Hellas DB - a demographic database for Greece
Hellas DB: a demographic database for Greece
During the Data Analytics bootcamp at Ironhack Madrid, the idea to organize historical information about the population of Greece in a unified database ready to analyze arose. After overcoming various linguistic and administrative difficulties and together with the power of visualization, this database allows you to explore Greek demographics at the click of a button.
Visualize Greek geography with the data from this project through this link.
Why do we need such a database?
Greece censuses its population every 10 years. Although the most recent was carried out in 2021, it is estimated that the results will not be available until 2024. But ELSTAT, the Greek Statistical Service, makes data from 1991, 2001 and 2011 of the legal and real population available to users.

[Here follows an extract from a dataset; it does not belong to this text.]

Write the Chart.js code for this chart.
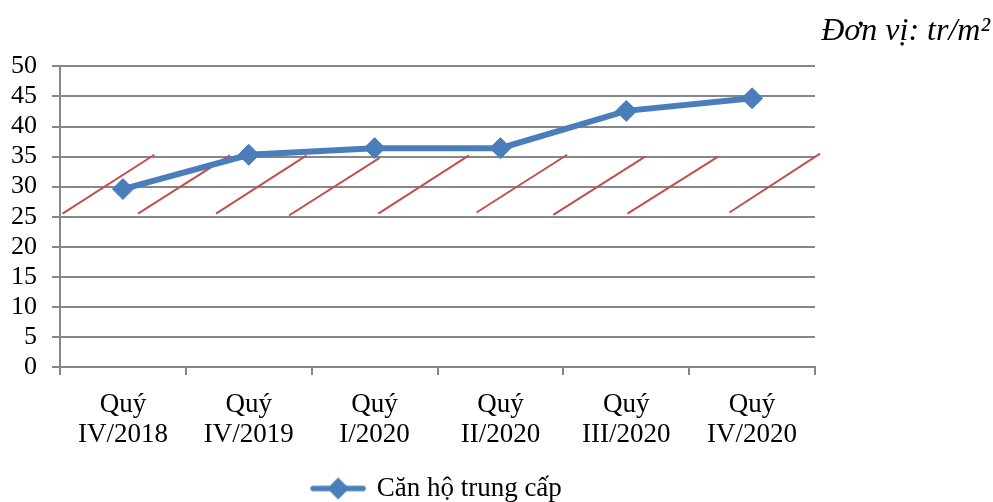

However, the format is not optimal for two main reasons: it is presented in Excel with several headings and a row can contain information for a town, municipalities or entire regions. Therefore, it would be desirable to have a table with a single type of data per row - in this case, towns - and that does not require cleaning headers.
Furthermore, ELSTAT offers much more information about these same populations, but it is dispersed among several documents. We can enrich this census with data such as altitude, urban or rural character, and geographic location, which will allow us to visualize the entire geography of this country.
What does the database contain?
- Names of 13,500 localities, including islets.
- Region, decentralized administration, nomós (province), dimos (municipality) and municipal unit of each locality.
- Legal and real population for the years 1991, 2001 and 2011, as well as its changes in absolute and percentage terms.
- Coordinates and elevation for over 13,000 records.
- Information on whether the locality is located on flat, mountainous or semi-mountainous terrain and whether the terrain is urban or rural.
- Periphery (region), nomós, dimos and municipal unit to which the locality belonged in the Kapodistrias plan. This regulated the administrative organization of Greece between 1998 and 2010, when it was replaced by the current Callicrates plan.
- Other information: capitals, insularity, etc.
How was the database built?
All documents were obtained from the ELSTAT website. First, the original census document was cleaned to obtain a table with each locality with its historical population and administrative data. The total and percentage changes were then calculated. This table will serve as a base and will be expanded with information from other documents.
Later, the document information was added with the coordinates and altitude of each location. However, there is no unique identifier that allows a join (crossing information) between both sources. Added to this is that the names of localities in Greece are frequently repeated: of the 13,550 records, more than 1,300 are used more than once. Agios Georgios (Saint George), the most common, is used 71 times.
The solution consisted of searching for matches for each name in various combinations of administrative units (such as the municipality or the province) until obtaining a single population with a single name in the searched area. For example, Neochori (New Town) appears 49 times, but there is only one Neochori in the municipality of Préveza (south of Epirus), so we can assign coordinates to it.
Unfortunately, because the names are not exactly the same in both sources, in some cases manual disambiguation had to be done and in others it was impossible to locate the populations without external data. In total, coordinates were added for 13,200 units (97.4 % of the registers).
Finally, information was incorporated about the type of terrain (flat or mountainous, urban or rural), whether the locality constitutes the capital of an administrative unit and whether it is located on an island. The final table was saved in CSV and Excel format and is available on GitHub.
Where could it be improved?
Due to time constraints, it was not possible to develop certain aspects of the database. Therefore, the following lines of improvement remain pending:
- Convert location names from Katharévousa Greek (educated version of Greek, used in some official records) to Demotic Greek (the variant used in daily life).
- Add coordinates for the last 300 unlocated records.
- Convert capital columns into a separate table.
- Translate records in Greek characters to Latin characters.
Conclusions
This project exemplifies how programming requires expert knowledge about a subject to be successful: it would have been impossible to obtain and work with the data without knowing Greek or without understanding the particularities of regions such as Mount Athos or the Greek islands. Furthermore, having a clear idea of the geography of the Hellenic country has been key to detecting anomalies and streamlining multiple processes.
In summary, despite the difficulties involved in working with real data and administrative changes, I value the experience very positively not only for what it brings on a professional level, but also on a personal level: this database provides answers to questions that the Greek geography enthusiast in me has always wanted to know.